Though there are fewer women than men at the helm of major companies, female CEOs out-earned their male counterparts in six of the last seven years, according to an analysis from the Wall Street Journal.
The analysis, which focused on CEOs who had served for an entire year at S&P 500 companies, found that 21 female CEOs earned a median compensation package of $13.8 million last year. By comparison, 382 male CEOs earned a median compensation package of $11.6 million. Among the top-earning female CEOS were Hewlett Packard’s Meg Whitman ($35.6 million), IBM’s Ginni Rometty ($32.7 million) and PepsiCo‘s Indra Nooyi ($29.8 million). But the highest paid male CEO, Charter Communications’ Thomas Rutledge, brought home $98.5 million last year — over $60 million more than Whitman, the list’s top female earner.
The Journal attributed the trend to the fact that companies led by women outperformed companies led by men in three of the last five years and that “superstar women” usually land the corner office. “Boards don’t want to shortchange their female CEO in today’s environment, when pay equality is such an issue,’’ Robin Ferracone, who advises board compensation committees, told the Journal.

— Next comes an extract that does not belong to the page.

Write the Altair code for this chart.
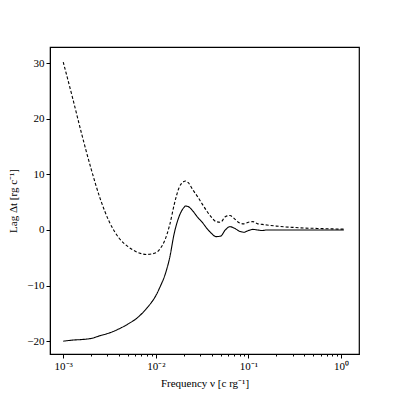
import altair as alt
import pandas as pd

# Frequency grid (c r_g^-1)
freq = [0.00100, 0.00126, 0.00158, 0.00200, 0.00251, 0.00316, 0.00398, 0.00501,
        0.00631, 0.00794, 0.0100, 0.0112, 0.0126, 0.0141, 0.0158, 0.0178, 0.0200,
        0.0209, 0.0224, 0.0251, 0.0282, 0.0316, 0.0355, 0.0398, 0.0447, 0.0501,
        0.0562, 0.0631, 0.0708, 0.0794, 0.0891, 0.100, 0.112, 0.126, 0.141, 0.158,
        0.200, 0.251, 0.316, 0.398, 0.501, 0.631, 0.794, 1.000, 1.07]

lag_solid = [-20.0, -19.8, -19.7, -19.5, -19.0, -18.5, -17.8, -16.9,
             -15.8, -14.1, -11.8, -10.1, -8.0, -5.0, -0.6, 2.4, 4.0,
             4.3, 4.2, 3.4, 2.3, 1.4, 0.3, -0.6, -1.2, -1.1,
             0.0, 0.6, 0.3, -0.2, -0.4, -0.1, 0.1, 0.0, -0.1, 0.0,
             0.0, 0.0, 0.0, 0.0, 0.0, 0.0, 0.0, 0.0, 0.0]

lag_dashed = [30.2, 23.8, 17.3, 11.0, 5.6, 1.4, -1.4, -3.0,
              -4.0, -4.4, -4.1, -3.3, -1.7, 0.9, 4.6, 7.6, 8.7,
              8.8, 8.5, 7.2, 6.0, 4.7, 3.4, 2.3, 1.5, 1.4,
              2.4, 2.6, 2.0, 1.3, 1.1, 1.4, 1.5, 1.1, 1.0, 0.9,
              0.7, 0.55, 0.45, 0.35, 0.3, 0.25, 0.2, 0.15, 0.15]

major_ticks = [0.001, 0.01, 0.1, 1]
minor_ticks = [m * d for d in (0.001, 0.01, 0.1) for m in (2, 3, 4, 5, 6, 7, 8, 9)]
y_ticks = [-20, -10, 0, 10, 20, 30]

df = pd.DataFrame({
    "freq": freq * 2,
    "lag": lag_solid + lag_dashed,
    "series": ["solid"] * len(freq) + ["dashed"] * len(freq),
})
minor_df = pd.DataFrame({"freq": minor_ticks})

FONT = "Liberation Serif"
xscale = alt.Scale(type="log", domain=[0.00072, 1.56])

label_expr = ("datum.value == 1 ? '10⁰' : datum.value == 0.1 ? '10⁻¹' : "
              "datum.value == 0.01 ? '10⁻²' : '10⁻³'")

lines = alt.Chart(df).mark_line(color="black", strokeWidth=1.1, interpolate="monotone").encode(
    x=alt.X("freq:Q", scale=xscale,
            axis=alt.Axis(values=major_ticks, labelExpr=label_expr, title="Frequency ν [c rg⁻¹]",
                          grid=False, tickSize=4, labelFontSize=11, titleFontSize=11,
                          labelFont=FONT, titleFont=FONT, titleFontWeight="normal",
                          domainColor="black", tickColor="black", labelColor="black",
                          titleColor="black", labelPadding=2, titlePadding=6)),
    y=alt.Y("lag:Q", scale=alt.Scale(domain=[-22.3, 32.9], nice=False, zero=False),
            axis=alt.Axis(values=y_ticks, title="Lag Δt [rg c⁻¹]", grid=False, tickSize=4,
                          labelFontSize=11, titleFontSize=11, labelFont=FONT, titleFont=FONT,
                          titleFontWeight="normal", domainColor="black", tickColor="black",
                          labelColor="black", titleColor="black", labelPadding=2,
                          titlePadding=8, format="d")),
    strokeDash=alt.StrokeDash("series:N", scale=alt.Scale(domain=["solid", "dashed"],
                                                          range=[[1, 0], [3, 2]]), legend=None),
)

minor = alt.Chart(minor_df).mark_point(opacity=0).encode(
    x=alt.X("freq:Q", scale=xscale,
            axis=alt.Axis(values=minor_ticks, labels=False, title=None, domain=False,
                          grid=False, tickSize=2, orient="bottom", tickColor="black")),
)

chart = alt.layer(lines, minor).resolve_axis(x="independent").properties(
    width=309, height=307,
    autosize="none",
    padding={"left": 42, "top": 39, "right": 30, "bottom": 40},
).configure_view(stroke="black", strokeWidth=1.2)

chart.save("out.html", embed_options={"renderer": "svg", "actions": False})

But there’s still a wide gap when it comes to how many women are actually being put in charge. The number of women leading S&P 500 companies has increased in recent years, hitting an all-time high in 2016. But women still only account for just over 5% of leaders of the country’s largest public companies. And a study published last year found that we’re still decades away from achieving gender equality in the office.